With a system contention scope, a kernel-level thread is bound to a single user[level thread throughout the lifetime of the thread. The kernel threads are solely responsible for scheduling thread execution. This model schedules all threads against all other threads in the system. It has a 1:1 thread model.
So what does this means when processes run with either scheduling model? Well it means allot. With a process contention scope, the priority of the thread plays a big factor when a thread is assigned the processor (core). A thread of a single process that has a higher priority than the other threads of that process will delay the execution of the thread, leading to starvation. Consider what's going on here. Two processes P1 and P2 have several threads. P1 has threads with process scope and P2 has threads with system contention scope. Now which process will require more execution time? The threads of P1 has to contend with all of the threads of that process, the library scheduler will select one thread from the group to run (depending on scheduling policy and priority). Where the threads of P2, each has its own kernel-level thread and will demand access to cores/CPU by the kernel. So the threads of P2 will require more execution time.
I mentioned the "starvation" disadvantage of process contention scope. There is another. They will not be able to take advantage of multiple CPU or multicores. There are some advantages though. The process is not making system calls in order to create the threads. The OS is not involved in creating these threads so that process will run faster, more threads can be created without overloading the system. And it's more scalable and portable.
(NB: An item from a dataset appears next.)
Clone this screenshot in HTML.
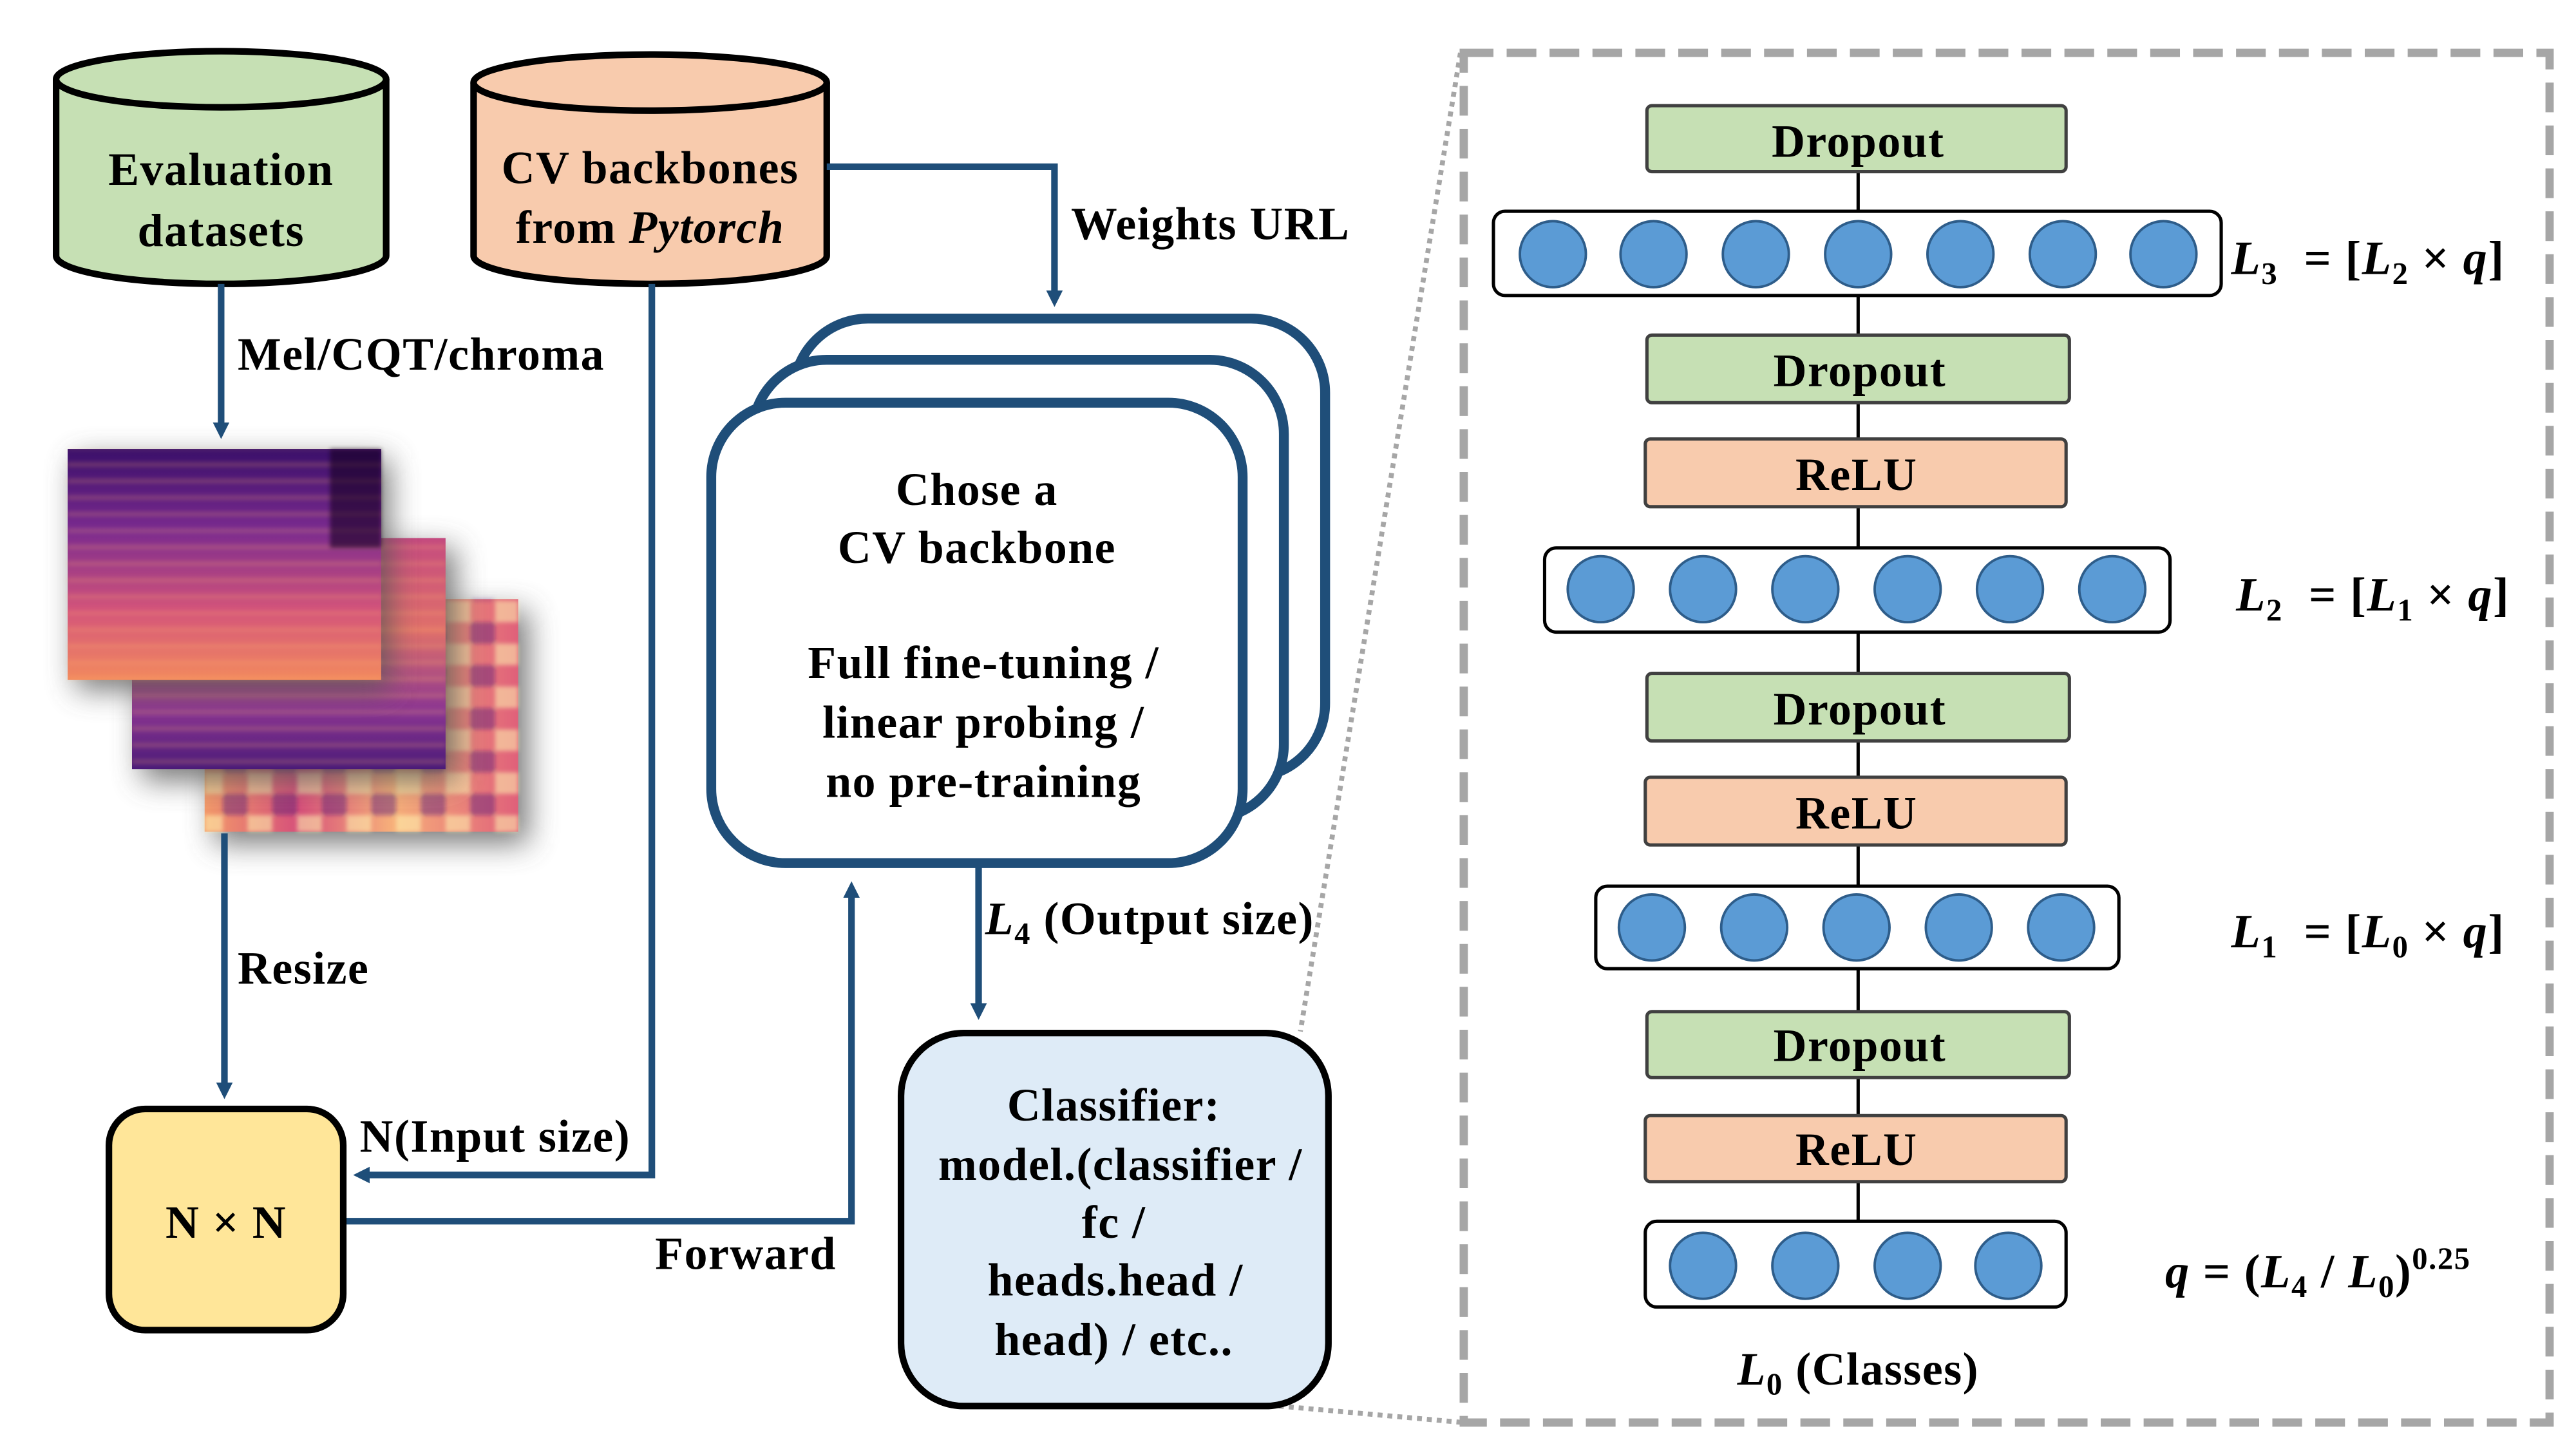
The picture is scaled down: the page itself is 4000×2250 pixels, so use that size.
<!DOCTYPE html>
<html><head><meta charset="utf-8"><style>
html,body{margin:0;padding:0;background:#fff;}
svg{display:block;}
text{font-family:"Liberation Serif",serif;font-weight:bold;fill:#000;letter-spacing:0.6px;}
</style></head><body>
<svg width="4000" height="2250" viewBox="0 0 1561 878" xmlns="http://www.w3.org/2000/svg">
<defs>
<filter id="sh" x="-30%" y="-30%" width="160%" height="160%"><feGaussianBlur stdDeviation="9"/></filter>
<filter id="bl"><feGaussianBlur stdDeviation="1.2"/></filter>
<linearGradient id="sp1" x1="0" y1="0" x2="0" y2="1">
<stop offset="0" stop-color="#3a0f6a"/><stop offset="0.35" stop-color="#7a2a8f"/><stop offset="0.7" stop-color="#d4547a"/><stop offset="1" stop-color="#f28a5e"/></linearGradient>
<linearGradient id="sp2" x1="0" y1="0" x2="0" y2="1">
<stop offset="0" stop-color="#c44a7f"/><stop offset="0.4" stop-color="#e0706a"/><stop offset="0.75" stop-color="#8a3592"/><stop offset="1" stop-color="#4a1a78"/></linearGradient>
<linearGradient id="sp3" x1="0" y1="0" x2="1" y2="0">
<stop offset="0" stop-color="#f39a6a"/><stop offset="0.3" stop-color="#d6507a"/><stop offset="0.6" stop-color="#f7b07a"/><stop offset="1" stop-color="#e0607a"/></linearGradient>
<pattern id="stripes" width="7" height="10" patternUnits="userSpaceOnUse"><rect y="0" width="7" height="3" fill="#ffb070" opacity="0.2"/></pattern>
<pattern id="chk" width="30" height="26" patternUnits="userSpaceOnUse"><rect width="15" height="13" fill="#fff3b0" opacity="0.55"/><rect x="15" y="13" width="15" height="13" fill="#5a1a7a" opacity="0.45"/></pattern>
<marker id="ah" markerWidth="10" markerHeight="10" refX="6" refY="5" orient="auto" markerUnits="userSpaceOnUse" viewBox="0 0 10 10"><path d="M0,0 L10,5 L0,10z" fill="#1f4e79"/></marker>
</defs>

<line x1="885" y1="32" x2="788" y2="625" stroke="#a6a6a6" stroke-width="3" stroke-dasharray="3 3"/>
<line x1="775" y1="852" x2="887" y2="862" stroke="#a6a6a6" stroke-width="3" stroke-dasharray="3 3"/>

<g stroke="#000" stroke-width="4">
<path d="M34,48 L34,155 A100,17 0 0 0 234,155 L234,48" fill="#c6e0b4"/>
<ellipse cx="134" cy="48" rx="100" ry="17" fill="#c6e0b4"/>
<path d="M287,50 L287,155 A107,17 0 0 0 501,155 L501,50" fill="#f8cbad"/>
<ellipse cx="394" cy="50" rx="107" ry="17" fill="#f8cbad"/>
</g>
<g font-size="28" text-anchor="middle">
<text x="134" y="112">Evaluation</text>
<text x="134" y="149">datasets</text>
<text x="394" y="111">CV backbones</text>
<text x="394" y="147">from <tspan font-style="italic">Pytorch</tspan></text>
</g>

<rect x="130" y="370" width="190" height="141" fill="#555" filter="url(#sh)" opacity="0.8"/>
<rect x="124" y="363" width="190" height="141" fill="url(#sp3)"/>
<rect x="124" y="363" width="190" height="141" fill="url(#chk)" filter="url(#bl)"/>
<rect x="86" y="332" width="190" height="141" fill="#555" filter="url(#sh)" opacity="0.8"/>
<rect x="80" y="326" width="190" height="140" fill="url(#sp2)"/>
<rect x="80" y="326" width="190" height="140" fill="url(#stripes)" filter="url(#bl)"/>
<rect x="46" y="278" width="190" height="140" fill="#555" filter="url(#sh)" opacity="0.8"/>
<rect x="41" y="272" width="190" height="140" fill="url(#sp1)"/>
<rect x="41" y="272" width="190" height="140" fill="url(#stripes)" filter="url(#bl)"/>
<rect x="200" y="272" width="31" height="60" fill="#150520" opacity="0.6" filter="url(#bl)"/>

<g stroke="#1f4e79" stroke-width="4" fill="none">
<line x1="134" y1="172" x2="134" y2="262" marker-end="url(#ah)"/>
<line x1="136" y1="505" x2="136" y2="662" marker-end="url(#ah)"/>
<polyline points="501,101 639,101 639,182" marker-end="url(#ah)"/>
<polyline points="395,172 395,712 218,712" marker-end="url(#ah)"/>
<polyline points="209,740 516,740 516,538" marker-end="url(#ah)"/>
<line x1="593" y1="525" x2="593" y2="614" marker-end="url(#ah)"/>
</g>
<g font-size="28">
<text x="144" y="224">Mel/CQT/chroma</text>
<text x="649" y="145">Weights URL</text>
<text x="144" y="596">Resize</text>
<text x="218" y="698">N(Input size)</text>
<text x="397" y="769">Forward</text>
<text x="597" y="566"><tspan font-style="italic">L</tspan><tspan font-size="19" dy="6">4</tspan><tspan dy="-6"> (Output size)</tspan></text>
</g>

<g stroke="#1f4e79" stroke-width="6" fill="#fff">
<rect x="481" y="193" width="322" height="278" rx="45"/>
<rect x="456" y="218" width="322" height="278" rx="45"/>
<rect x="431" y="244" width="322" height="279" rx="45"/>
</g>
<g font-size="28" text-anchor="middle">
<text x="592" y="306">Chose a</text>
<text x="592" y="341">CV backbone</text>
<text x="596" y="411">Full fine-tuning /</text>
<text x="596" y="447">linear probing /</text>
<text x="596" y="483">no pre-training</text>
</g>

<rect x="546" y="626" width="259" height="226" rx="38" fill="#deebf7" stroke="#000" stroke-width="4"/>
<g font-size="28" text-anchor="middle">
<text x="675" y="679">Classifier:</text>
<text x="679" y="715">model.(classifier /</text>
<text x="675" y="750">fc /</text>
<text x="676" y="785">heads.head /</text>
<text x="675" y="821">head) / etc..</text>
</g>

<rect x="66" y="672" width="142" height="134" rx="22" fill="#ffe699" stroke="#000" stroke-width="4"/>
<text x="137" y="750" font-size="28" text-anchor="middle">N × N</text>

<rect x="887" y="32" width="658" height="830" fill="none" stroke="#a6a6a6" stroke-width="5" stroke-dasharray="18 8"/>

<line x1="1126" y1="104" x2="1126" y2="740" stroke="#000" stroke-width="2"/>
<g stroke="#404040" stroke-width="2">
<rect x="998" y="64" width="254" height="40" rx="3" fill="#c6e0b4"/>
<rect x="998" y="203" width="256" height="41" rx="3" fill="#c6e0b4"/>
<rect x="998" y="408" width="256" height="41" rx="3" fill="#c6e0b4"/>
<rect x="998" y="613" width="256" height="40" rx="3" fill="#c6e0b4"/>
<rect x="997" y="266" width="255" height="41" rx="3" fill="#f8cbad"/>
<rect x="997" y="471" width="255" height="41" rx="3" fill="#f8cbad"/>
<rect x="997" y="676" width="255" height="40" rx="3" fill="#f8cbad"/>
</g>
<g stroke="#000" stroke-width="2" fill="#fff">
<rect x="905" y="128" width="441" height="51" rx="7"/>
<rect x="936" y="332" width="379" height="51" rx="7"/>
<rect x="967" y="537" width="317" height="50" rx="7"/>
<rect x="997" y="740" width="255" height="52" rx="7"/>
</g>
<g fill="#5b9bd5" stroke="#2e5d8a" stroke-width="1.5">
<circle cx="941" cy="154" r="20"/><circle cx="1002" cy="154" r="20"/><circle cx="1064" cy="154" r="20"/><circle cx="1126" cy="154" r="20"/><circle cx="1188" cy="154" r="20"/><circle cx="1250" cy="154" r="20"/><circle cx="1311" cy="154" r="20"/>
<circle cx="970" cy="357" r="20"/><circle cx="1032" cy="357" r="20"/><circle cx="1094" cy="357" r="20"/><circle cx="1156" cy="357" r="20"/><circle cx="1218" cy="357" r="20"/><circle cx="1280" cy="357" r="20"/>
<circle cx="1001" cy="562" r="20"/><circle cx="1063" cy="562" r="20"/><circle cx="1125" cy="562" r="20"/><circle cx="1187" cy="562" r="20"/><circle cx="1249" cy="562" r="20"/>
<circle cx="1032" cy="767" r="20"/><circle cx="1094" cy="767" r="20"/><circle cx="1156" cy="767" r="20"/><circle cx="1217" cy="767" r="20"/>
</g>
<g font-size="28" text-anchor="middle">
<text x="1126" y="95">Dropout</text>
<text x="1127" y="234">Dropout</text>
<text x="1127" y="439">Dropout</text>
<text x="1127" y="643">Dropout</text>
<text x="1125" y="297">ReLU</text>
<text x="1125" y="502">ReLU</text>
<text x="1125" y="706">ReLU</text>
</g>
<g font-size="29">
<text x="1352" y="166" xml:space="preserve"><tspan font-style="italic">L</tspan><tspan font-size="19" dy="6">3</tspan><tspan dy="-6">  = [</tspan><tspan font-style="italic">L</tspan><tspan font-size="19" dy="6">2</tspan><tspan dy="-6"> × </tspan><tspan font-style="italic">q</tspan>]</text>
<text x="1355" y="370" xml:space="preserve"><tspan font-style="italic">L</tspan><tspan font-size="19" dy="6">2</tspan><tspan dy="-6">  = [</tspan><tspan font-style="italic">L</tspan><tspan font-size="19" dy="6">1</tspan><tspan dy="-6"> × </tspan><tspan font-style="italic">q</tspan>]</text>
<text x="1352" y="574" xml:space="preserve"><tspan font-style="italic">L</tspan><tspan font-size="19" dy="6">1</tspan><tspan dy="-6">  = [</tspan><tspan font-style="italic">L</tspan><tspan font-size="19" dy="6">0</tspan><tspan dy="-6"> × </tspan><tspan font-style="italic">q</tspan>]</text>
<text x="1312" y="780" xml:space="preserve"><tspan font-style="italic">q</tspan> = (<tspan font-style="italic">L</tspan><tspan font-size="19" dy="6">4</tspan><tspan dy="-6"> / </tspan><tspan font-style="italic">L</tspan><tspan font-size="19" dy="6">0</tspan><tspan dy="-6">)</tspan><tspan font-size="19" dy="-11">0.25</tspan></text>
<text x="1126" y="839" text-anchor="middle" font-size="28"><tspan font-style="italic">L</tspan><tspan font-size="19" dy="6">0</tspan><tspan dy="-6"> (Classes)</tspan></text>
</g>
</svg>
</body></html>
Threads with system contention scope requires kernel overhead, system call processing and maintenance of a kernel data structure for each kernel-level thread (and thus each user-level thread). This means it's less portable and scalable. If the process requires allot of threads, this can degrade the overall performance of the system and affect other running applications. Sounds familiar? But on the other hand, the threads of your process is competing with other threads from other processes and many of them could be running simultaneously when assigned to cores/CPUs. And that's what we want! This is on general how the process and system contention scope works and affect how a process's threads will utilize the cores/CPUs. But there are nuances between operating systems' implementations of contention scope. For example, some OS do not support process contention scope.
There is a third thread model that is a hybrid or mix of these contention scopes. The M:N thread model has a two-level scheduler. The thread library and the kernel cooperate to schedule user threads. A pool of user-level threads are mapped to a pool of kernel-level threads. The user-level thread is not bound to a single kernel-level but different ones at different times. The library can select multiple threads that are runnable from a single process. Those threads are then assigned to the available kernel-level threads in the pool. In this model, there may be as many kernel-level threads as there are cores or CPUs. For user-level threads that are I/O intensive, a kernel-level thread is not idle, waiting on CPU activity from user thread. So kernel threads are created according to what is suitable or required by the programs' execution behavior. But is does has a disadvantage. This hybrid model makes it difficult to see how user thread relate to the kernel threads that are executing.